» TASK DETAILS:
Give the listing again exactly, omitting its images.

» COLLECTED DATA:
=-=-=

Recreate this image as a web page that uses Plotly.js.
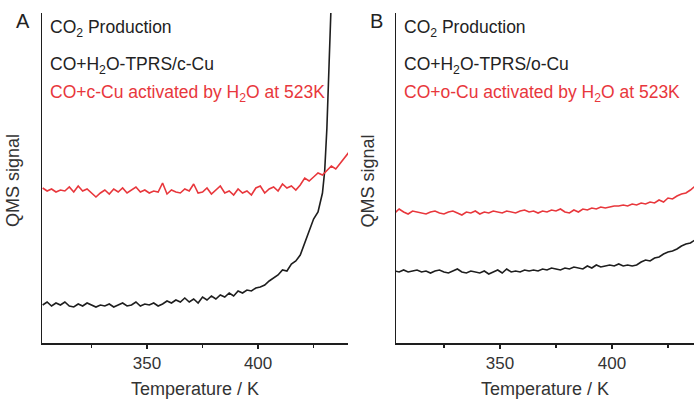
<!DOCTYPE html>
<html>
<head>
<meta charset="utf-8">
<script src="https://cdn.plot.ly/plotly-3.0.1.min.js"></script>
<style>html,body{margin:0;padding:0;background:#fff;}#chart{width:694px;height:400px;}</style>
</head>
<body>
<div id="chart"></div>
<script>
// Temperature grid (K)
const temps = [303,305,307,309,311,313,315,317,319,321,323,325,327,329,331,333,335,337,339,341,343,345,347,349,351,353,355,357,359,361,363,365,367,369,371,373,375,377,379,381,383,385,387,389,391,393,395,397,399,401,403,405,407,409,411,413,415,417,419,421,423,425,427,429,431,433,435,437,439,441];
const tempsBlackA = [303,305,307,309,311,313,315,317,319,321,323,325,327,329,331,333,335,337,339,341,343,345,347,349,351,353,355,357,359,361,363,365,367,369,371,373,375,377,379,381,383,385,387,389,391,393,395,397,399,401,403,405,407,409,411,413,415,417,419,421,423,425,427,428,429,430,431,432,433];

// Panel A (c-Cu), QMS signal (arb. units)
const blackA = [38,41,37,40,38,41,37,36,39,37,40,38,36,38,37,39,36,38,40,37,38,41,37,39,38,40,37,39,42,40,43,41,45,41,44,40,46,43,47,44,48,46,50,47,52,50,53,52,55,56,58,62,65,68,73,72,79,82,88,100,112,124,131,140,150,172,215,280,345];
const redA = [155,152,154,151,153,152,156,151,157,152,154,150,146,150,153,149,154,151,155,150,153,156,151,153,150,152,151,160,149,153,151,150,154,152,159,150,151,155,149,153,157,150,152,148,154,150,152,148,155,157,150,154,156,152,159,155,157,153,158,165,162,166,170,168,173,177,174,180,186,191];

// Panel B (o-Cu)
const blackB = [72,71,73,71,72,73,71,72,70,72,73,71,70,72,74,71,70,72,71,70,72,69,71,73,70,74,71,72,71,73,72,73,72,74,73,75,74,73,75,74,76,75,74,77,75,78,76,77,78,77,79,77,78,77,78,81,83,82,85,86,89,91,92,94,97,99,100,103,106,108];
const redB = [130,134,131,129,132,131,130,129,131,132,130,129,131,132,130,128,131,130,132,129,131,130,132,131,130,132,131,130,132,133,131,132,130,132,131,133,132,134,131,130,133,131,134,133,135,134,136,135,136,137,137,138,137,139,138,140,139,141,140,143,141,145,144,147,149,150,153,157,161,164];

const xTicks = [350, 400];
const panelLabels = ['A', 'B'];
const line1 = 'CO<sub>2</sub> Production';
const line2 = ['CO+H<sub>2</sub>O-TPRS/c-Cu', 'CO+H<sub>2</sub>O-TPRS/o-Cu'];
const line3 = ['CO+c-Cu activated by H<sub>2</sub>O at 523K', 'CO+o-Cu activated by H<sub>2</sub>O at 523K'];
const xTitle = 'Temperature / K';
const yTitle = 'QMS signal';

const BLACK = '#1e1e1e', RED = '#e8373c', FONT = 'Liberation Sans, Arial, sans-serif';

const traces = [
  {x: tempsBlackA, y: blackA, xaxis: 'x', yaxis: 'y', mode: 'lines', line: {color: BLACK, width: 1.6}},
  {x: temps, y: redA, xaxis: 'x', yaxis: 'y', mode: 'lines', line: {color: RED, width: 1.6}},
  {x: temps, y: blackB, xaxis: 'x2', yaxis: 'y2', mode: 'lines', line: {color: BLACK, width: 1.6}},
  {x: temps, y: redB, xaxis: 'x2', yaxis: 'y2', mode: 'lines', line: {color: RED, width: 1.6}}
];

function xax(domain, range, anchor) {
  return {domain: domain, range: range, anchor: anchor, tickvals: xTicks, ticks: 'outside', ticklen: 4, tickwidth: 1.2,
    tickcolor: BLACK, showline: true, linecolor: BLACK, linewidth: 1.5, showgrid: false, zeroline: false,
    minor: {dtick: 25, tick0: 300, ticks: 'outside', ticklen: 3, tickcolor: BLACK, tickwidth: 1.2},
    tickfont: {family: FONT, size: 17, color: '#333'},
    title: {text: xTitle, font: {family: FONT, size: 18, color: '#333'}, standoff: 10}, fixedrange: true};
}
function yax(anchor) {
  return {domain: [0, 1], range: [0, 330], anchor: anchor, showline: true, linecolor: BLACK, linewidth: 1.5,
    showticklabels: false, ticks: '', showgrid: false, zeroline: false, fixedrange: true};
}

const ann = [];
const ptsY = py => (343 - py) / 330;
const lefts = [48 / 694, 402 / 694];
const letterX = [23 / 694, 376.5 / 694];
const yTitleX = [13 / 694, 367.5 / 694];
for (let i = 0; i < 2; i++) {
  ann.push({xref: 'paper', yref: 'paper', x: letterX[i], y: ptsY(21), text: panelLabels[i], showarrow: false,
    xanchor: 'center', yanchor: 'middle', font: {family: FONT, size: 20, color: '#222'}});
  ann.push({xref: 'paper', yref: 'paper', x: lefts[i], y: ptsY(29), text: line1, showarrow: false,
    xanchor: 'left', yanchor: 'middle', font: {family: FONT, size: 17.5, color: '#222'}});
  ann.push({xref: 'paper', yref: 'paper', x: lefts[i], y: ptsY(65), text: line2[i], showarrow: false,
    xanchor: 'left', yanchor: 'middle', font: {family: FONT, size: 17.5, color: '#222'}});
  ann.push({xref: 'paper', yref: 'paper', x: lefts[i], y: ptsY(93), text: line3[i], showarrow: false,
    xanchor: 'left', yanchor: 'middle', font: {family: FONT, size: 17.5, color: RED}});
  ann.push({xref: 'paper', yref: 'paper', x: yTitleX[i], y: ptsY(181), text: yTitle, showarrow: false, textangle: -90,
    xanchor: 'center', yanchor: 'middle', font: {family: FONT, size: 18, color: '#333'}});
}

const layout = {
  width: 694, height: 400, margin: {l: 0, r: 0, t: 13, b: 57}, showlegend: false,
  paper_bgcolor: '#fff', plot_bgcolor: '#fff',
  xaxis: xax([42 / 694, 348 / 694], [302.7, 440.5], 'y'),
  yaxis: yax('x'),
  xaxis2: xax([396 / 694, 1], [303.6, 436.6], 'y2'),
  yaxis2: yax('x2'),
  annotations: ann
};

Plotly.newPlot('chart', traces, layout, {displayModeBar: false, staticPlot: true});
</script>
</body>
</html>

=-=-=

» SOLUTION BELOW:
Recreate this image as a web page that uses Plotly.js.
<!DOCTYPE html>
<html>
<head>
<meta charset="utf-8">
<script src="https://cdn.plot.ly/plotly-3.0.1.min.js"></script>
<style>html,body{margin:0;padding:0;background:#fff;}#chart{width:694px;height:400px;}</style>
</head>
<body>
<div id="chart"></div>
<script>
// Temperature grid (K)
const temps = [303,305,307,309,311,313,315,317,319,321,323,325,327,329,331,333,335,337,339,341,343,345,347,349,351,353,355,357,359,361,363,365,367,369,371,373,375,377,379,381,383,385,387,389,391,393,395,397,399,401,403,405,407,409,411,413,415,417,419,421,423,425,427,429,431,433,435,437,439,441];
const tempsBlackA = [303,305,307,309,311,313,315,317,319,321,323,325,327,329,331,333,335,337,339,341,343,345,347,349,351,353,355,357,359,361,363,365,367,369,371,373,375,377,379,381,383,385,387,389,391,393,395,397,399,401,403,405,407,409,411,413,415,417,419,421,423,425,427,428,429,430,431,432,433];

// Panel A (c-Cu), QMS signal (arb. units)
const blackA = [38,41,37,40,38,41,37,36,39,37,40,38,36,38,37,39,36,38,40,37,38,41,37,39,38,40,37,39,42,40,43,41,45,41,44,40,46,43,47,44,48,46,50,47,52,50,53,52,55,56,58,62,65,68,73,72,79,82,88,100,112,124,131,140,150,172,215,280,345];
const redA = [155,152,154,151,153,152,156,151,157,152,154,150,146,150,153,149,154,151,155,150,153,156,151,153,150,152,151,160,149,153,151,150,154,152,159,150,151,155,149,153,157,150,152,148,154,150,152,148,155,157,150,154,156,152,159,155,157,153,158,165,162,166,170,168,173,177,174,180,186,191];

// Panel B (o-Cu)
const blackB = [72,71,73,71,72,73,71,72,70,72,73,71,70,72,74,71,70,72,71,70,72,69,71,73,70,74,71,72,71,73,72,73,72,74,73,75,74,73,75,74,76,75,74,77,75,78,76,77,78,77,79,77,78,77,78,81,83,82,85,86,89,91,92,94,97,99,100,103,106,108];
const redB = [130,134,131,129,132,131,130,129,131,132,130,129,131,132,130,128,131,130,132,129,131,130,132,131,130,132,131,130,132,133,131,132,130,132,131,133,132,134,131,130,133,131,134,133,135,134,136,135,136,137,137,138,137,139,138,140,139,141,140,143,141,145,144,147,149,150,153,157,161,164];

const xTicks = [350, 400];
const panelLabels = ['A', 'B'];
const line1 = 'CO<sub>2</sub> Production';
const line2 = ['CO+H<sub>2</sub>O-TPRS/c-Cu', 'CO+H<sub>2</sub>O-TPRS/o-Cu'];
const line3 = ['CO+c-Cu activated by H<sub>2</sub>O at 523K', 'CO+o-Cu activated by H<sub>2</sub>O at 523K'];
const xTitle = 'Temperature / K';
const yTitle = 'QMS signal';

const BLACK = '#1e1e1e', RED = '#e8373c', FONT = 'Liberation Sans, Arial, sans-serif';

const traces = [
  {x: tempsBlackA, y: blackA, xaxis: 'x', yaxis: 'y', mode: 'lines', line: {color: BLACK, width: 1.6}},
  {x: temps, y: redA, xaxis: 'x', yaxis: 'y', mode: 'lines', line: {color: RED, width: 1.6}},
  {x: temps, y: blackB, xaxis: 'x2', yaxis: 'y2', mode: 'lines', line: {color: BLACK, width: 1.6}},
  {x: temps, y: redB, xaxis: 'x2', yaxis: 'y2', mode: 'lines', line: {color: RED, width: 1.6}}
];

function xax(domain, range, anchor) {
  return {domain: domain, range: range, anchor: anchor, tickvals: xTicks, ticks: 'outside', ticklen: 4, tickwidth: 1.2,
    tickcolor: BLACK, showline: true, linecolor: BLACK, linewidth: 1.5, showgrid: false, zeroline: false,
    minor: {dtick: 25, tick0: 300, ticks: 'outside', ticklen: 3, tickcolor: BLACK, tickwidth: 1.2},
    tickfont: {family: FONT, size: 17, color: '#333'},
    title: {text: xTitle, font: {family: FONT, size: 18, color: '#333'}, standoff: 10}, fixedrange: true};
}
function yax(anchor) {
  return {domain: [0, 1], range: [0, 330], anchor: anchor, showline: true, linecolor: BLACK, linewidth: 1.5,
    showticklabels: false, ticks: '', showgrid: false, zeroline: false, fixedrange: true};
}

const ann = [];
const ptsY = py => (343 - py) / 330;
const lefts = [48 / 694, 402 / 694];
const letterX = [23 / 694, 376.5 / 694];
const yTitleX = [13 / 694, 367.5 / 694];
for (let i = 0; i < 2; i++) {
  ann.push({xref: 'paper', yref: 'paper', x: letterX[i], y: ptsY(21), text: panelLabels[i], showarrow: false,
    xanchor: 'center', yanchor: 'middle', font: {family: FONT, size: 20, color: '#222'}});
  ann.push({xref: 'paper', yref: 'paper', x: lefts[i], y: ptsY(29), text: line1, showarrow: false,
    xanchor: 'left', yanchor: 'middle', font: {family: FONT, size: 17.5, color: '#222'}});
  ann.push({xref: 'paper', yref: 'paper', x: lefts[i], y: ptsY(65), text: line2[i], showarrow: false,
    xanchor: 'left', yanchor: 'middle', font: {family: FONT, size: 17.5, color: '#222'}});
  ann.push({xref: 'paper', yref: 'paper', x: lefts[i], y: ptsY(93), text: line3[i], showarrow: false,
    xanchor: 'left', yanchor: 'middle', font: {family: FONT, size: 17.5, color: RED}});
  ann.push({xref: 'paper', yref: 'paper', x: yTitleX[i], y: ptsY(181), text: yTitle, showarrow: false, textangle: -90,
    xanchor: 'center', yanchor: 'middle', font: {family: FONT, size: 18, color: '#333'}});
}

const layout = {
  width: 694, height: 400, margin: {l: 0, r: 0, t: 13, b: 57}, showlegend: false,
  paper_bgcolor: '#fff', plot_bgcolor: '#fff',
  xaxis: xax([42 / 694, 348 / 694], [302.7, 440.5], 'y'),
  yaxis: yax('x'),
  xaxis2: xax([396 / 694, 1], [303.6, 436.6], 'y2'),
  yaxis2: yax('x2'),
  annotations: ann
};

Plotly.newPlot('chart', traces, layout, {displayModeBar: false, staticPlot: true});
</script>
</body>
</html>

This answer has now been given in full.